Violence follows Taylor everywhere he goes. He locates the priest who supposedly stole The Red Book, but the man ends up murdered shortly thereafter. Suddenly no one wants anything to do with Jack's quest, least of all the man who hired him. To top things off, the story takes place during a year when many of Taylor's favorite musicians are departing this mortal coil and radical nationalism is sending shivers through the Western world. Taylor is an avid consumer of popular culture, and Bruen's novels can be used as an introduction to any number of other crime writers whose books line Taylor's shelves or the box set crime series he's taken to bingeing.

People are always asking Jack, a champion of lost causes, to do virtually impossible things, but he's never had an assignment like the one he accepts from a young girl who wants him to find her brother. She scrimps together a paltry finder's fee but, from all indications, the "missing" boy has never existed.

What of the supposed ghosts referenced in the title? Just when it seems like things couldn't get any stranger, dead livestock are being left in Eyre Square, apparently an act of social protest by an ultra-right group with nefarious intent—one perhaps more sinister than it at first seems. A sexy goth named Emerald, a sociopath with more personalities than Taylor has drinks every day, with whom Taylor has a complicated history, enters the picture, which can only mean things will go from bad to very much worse.

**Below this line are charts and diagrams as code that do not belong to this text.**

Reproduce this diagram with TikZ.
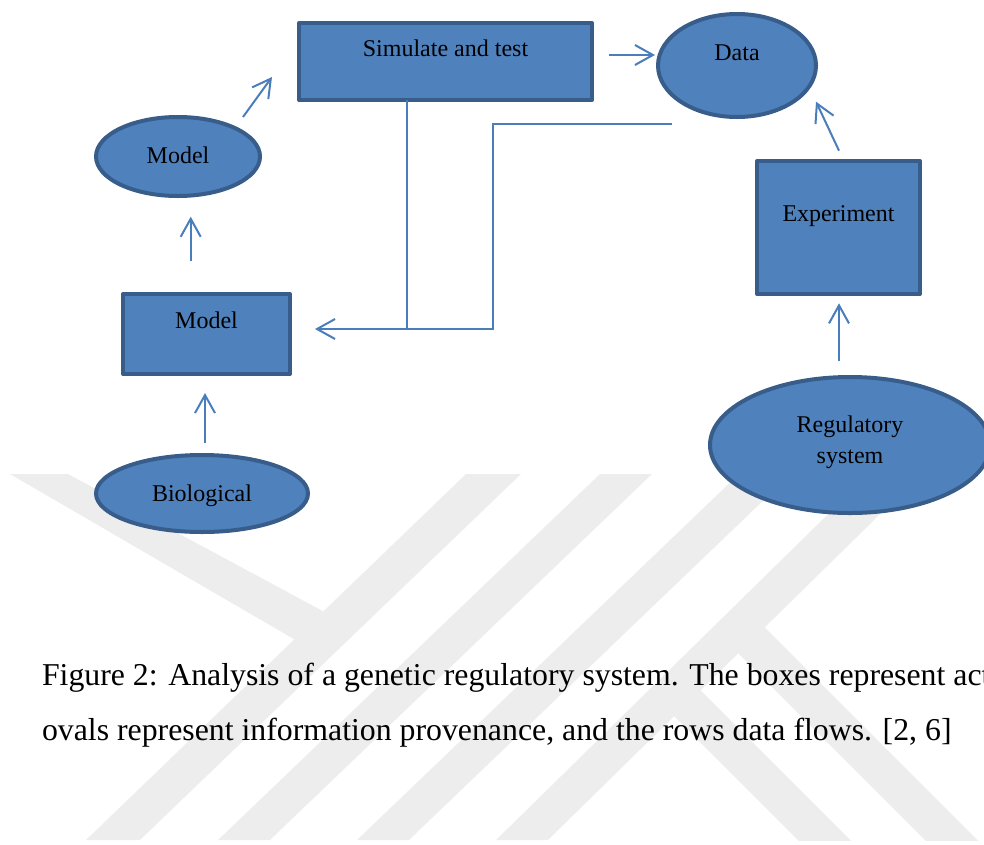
\documentclass[tikz,border=0pt]{standalone}
\usepackage{fontspec}
\setmainfont{Liberation Serif}
\usetikzlibrary{arrows.meta,shapes.geometric}
\definecolor{nodefill}{HTML}{4F81BD}
\definecolor{nodeline}{HTML}{385D8A}
\definecolor{flowblue}{HTML}{4A7EBB}
\definecolor{wmgray}{HTML}{EDEDED}
\begin{document}
\begin{tikzpicture}[x=1pt,y=-1pt,
  shapebase/.style={fill=nodefill, draw=nodeline, line width=4pt, inner sep=0pt,
    outer sep=0pt, font=\fontsize{24}{31}\selectfont, text=black, line join=round},
  actbox/.style={shapebase, rectangle},
  provoval/.style={shapebase, ellipse},
  flowline/.style={draw=flowblue, line width=2pt},
  flow/.style={flowline, -{Straight Barb[length=18pt,width=20pt]}},
  capt/.style={font=\fontsize{31.8}{38}\selectfont, inner sep=0pt, outer sep=0pt, anchor=base west},
  wm/.style={fill=wmgray}
]
\useasboundingbox (0,0) rectangle (984,844);
\clip (0,0) rectangle (984,844);

% watermark
\begin{scope}
\clip (0,474) rectangle (984,840);
\fill[wm] (10,474) -- (68,474) -- (332,616) -- (304,645) -- cycle;
\fill[wm] (466,474) -- (521,474) -- (140,840) -- (86,840) -- cycle;
\fill[wm] (600,474) -- (652,474) -- (270,840) -- (218,840) -- cycle;
\fill[wm] (739,474) -- (791,474) -- (409,840) -- (357,840) -- cycle;
\fill[wm] (869,474) -- (921,474) -- (548,840) -- (496,840) -- cycle;
\fill[wm] (764.5,627) -- (1000,862.5) -- (1000,915) -- (738,653) -- cycle;
\fill[wm] (700.5,690) -- (1000,989.5) -- (1000,1042) -- (674,716) -- cycle;
\end{scope}

% nodes
\node[actbox, minimum width=293pt, minimum height=77pt, text height=17pt, text depth=26.6pt] (sim) at (445.5,61.5) {Simulate and test};
\node[provoval, minimum width=158pt, minimum height=103pt, text height=17pt, text depth=26.6pt] (data) at (737,65.5) {Data};
\node[provoval, minimum width=164pt, minimum height=79pt, text height=17pt, text depth=4pt] (mell) at (178,156.5) {Model};
\node[actbox, minimum width=167pt, minimum height=80pt, text height=17pt, text depth=29pt] (mrect) at (206.5,334) {Model};
\node[provoval, minimum width=212pt, minimum height=77pt, text height=17pt, text depth=2pt] (bio) at (202,493.5) {Biological};
\node[actbox, minimum width=163pt, minimum height=133pt, text height=17pt, text depth=30pt] (exp) at (838.5,227.5) {Experiment};
\node[provoval, minimum width=280pt, minimum height=136pt, align=center] (reg) at (850,445) {Regulatory\\system\rule[-11pt]{0pt}{11pt}};

% connectors
\coordinate (jn) at (493,329);
\coordinate (drop) at ([shift={(-38.5,0)}]sim.south);
\draw[flow] ([shift={(3,-50.5)}]bio.center) -- ([shift={(-1.5,59)}]mrect.center);
\draw[flow] ([shift={(-15.8,-73)}]mrect.center) -- ([shift={(12.7,60.2)}]mell.center);
\draw[flow] ([shift={(65,-39.5)}]mell.center) -- ([shift={(-173.5,15.5)}]sim.center);
\draw[flow] ([shift={(163.5,-6.5)}]sim.center) -- ([shift={(-82,-10.5)}]data.center);
\draw[flow] ([shift={(0.5,-76.8)}]exp.center) -- ([shift={(79,36.2)}]data.center);
\draw[flow] ([shift={(-11,-84.3)}]reg.center) -- ([shift={(0.5,75.8)}]exp.center);
\draw[flow] (drop) |- ([shift={(108.5,-5)}]mrect.center);
\draw[flowline] ([shift={(-65,58.5)}]data.center) -| (jn) -- (drop |- jn);

% caption
\node[capt] (cap1) at (42,685) {Figure 2: Analysis of a genetic regulatory system. The boxes represent activities, the};
\node[capt] (cap2) at (42,740) {ovals represent information provenance, and the rows data flows. [2, 6]};
\end{tikzpicture}
\end{document}
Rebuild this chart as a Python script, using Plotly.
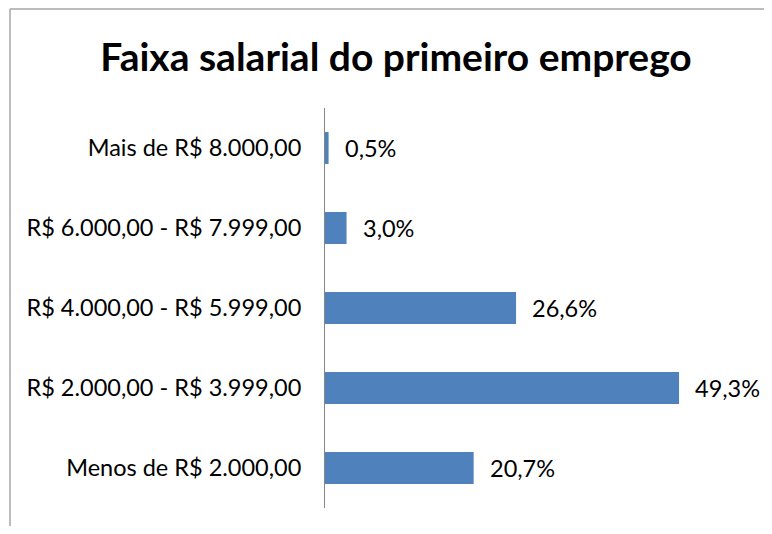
import plotly.graph_objects as go

categories = ["Menos de R$ 2.000,00", "R$ 2.000,00 - R$ 3.999,00", "R$ 4.000,00 - R$ 5.999,00",
              "R$ 6.000,00 - R$ 7.999,00", "Mais de R$ 8.000,00"]
values = [20.7, 49.3, 26.6, 3.0, 0.5]
labels = ["20,7%", "49,3%", "26,6%", "3,0%", "0,5%"]

FONT = "Lato, Open Sans, sans-serif"

fig = go.Figure(go.Bar(
    y=categories, x=values, orientation="h",
    marker=dict(color="#4F81BD", line=dict(width=0)),
    hoverinfo="skip",
))

for c, v, t in zip(categories, values, labels):
    fig.add_annotation(x=v, y=c, text=t, xanchor="left", yanchor="middle",
                       xshift=14, showarrow=False,
                       font=dict(family=FONT, size=23.5, color="#000000"))

# page body has an 8px default margin, so figure coords are offset by 8px
# and the figure is kept small enough to avoid scrollbars
W, H = 756, 518
L, R, T, B = 317, 44, 100, 18
pw, ph = W - L - R, H - T - B

fx0 = (2 - L) / pw
fx1 = (W - L) / pw
fy0 = -B / ph
fy1 = 1 + (T - 1) / ph
frame = dict(color="#A6A6A6", width=1.5)
fig.add_shape(type="line", xref="paper", yref="paper", x0=fx0, x1=fx1, y0=fy1, y1=fy1,
              line=frame, layer="below")
fig.add_shape(type="line", xref="paper", yref="paper", x0=fx0, x1=fx0, y0=fy0, y1=fy1,
              line=frame, layer="below")

fig.update_layout(
    width=W, height=H,
    margin=dict(l=L, r=R, t=T, b=B, autoexpand=False),
    paper_bgcolor="white", plot_bgcolor="white",
    bargap=0.6,
    showlegend=False,
    title=dict(text="<b>Faixa salarial do primeiro emprego</b>", x=388 / W, xref="container",
               xanchor="center", y=1 - 49 / H, yref="container", yanchor="middle",
               font=dict(family=FONT, size=39, color="#000000")),
    xaxis=dict(range=[0, 55], showgrid=False, zeroline=False, showline=False,
               showticklabels=False, ticks="", automargin=False),
    yaxis=dict(showgrid=False, zeroline=False, showline=True, linecolor="#868686", linewidth=1,
               ticks="", ticklabelstandoff=18, automargin=False,
               tickfont=dict(family=FONT, size=23.5, color="#000000")),
)

fig.write_html("out.html")
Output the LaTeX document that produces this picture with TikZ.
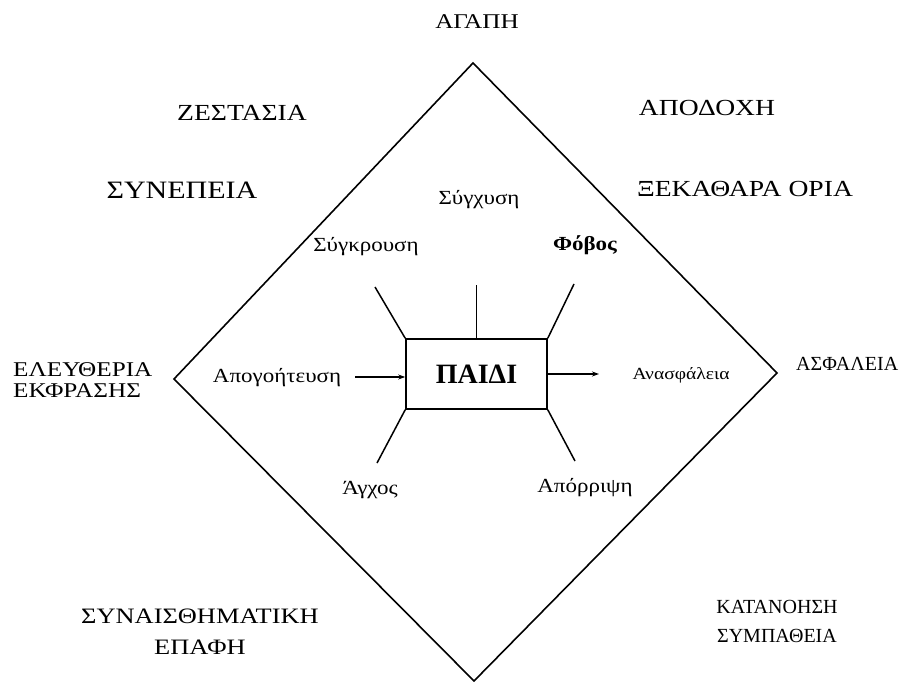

Bruen's Galway, or at least the part of it that Jack Taylor inhabits, is a dire, brutally violent place. Taylor has a kind of Midas touch where seemingly everyone he comes into contact with dies. There is a mystery to be solved here, but not much actual detection in a private investigator sense. Taylor doesn't follow clues so much as he blunders about causing trouble for everyone and himself. That Bruen writes so directly and lyrically (and briefly—his books are quite short) only makes the violence that much more terrible.

This book may not be the best entrance point into Bruen's series, as it involves threads from a few recent novels, but it is another solid entry into one of the strangest and most wonderful crime series.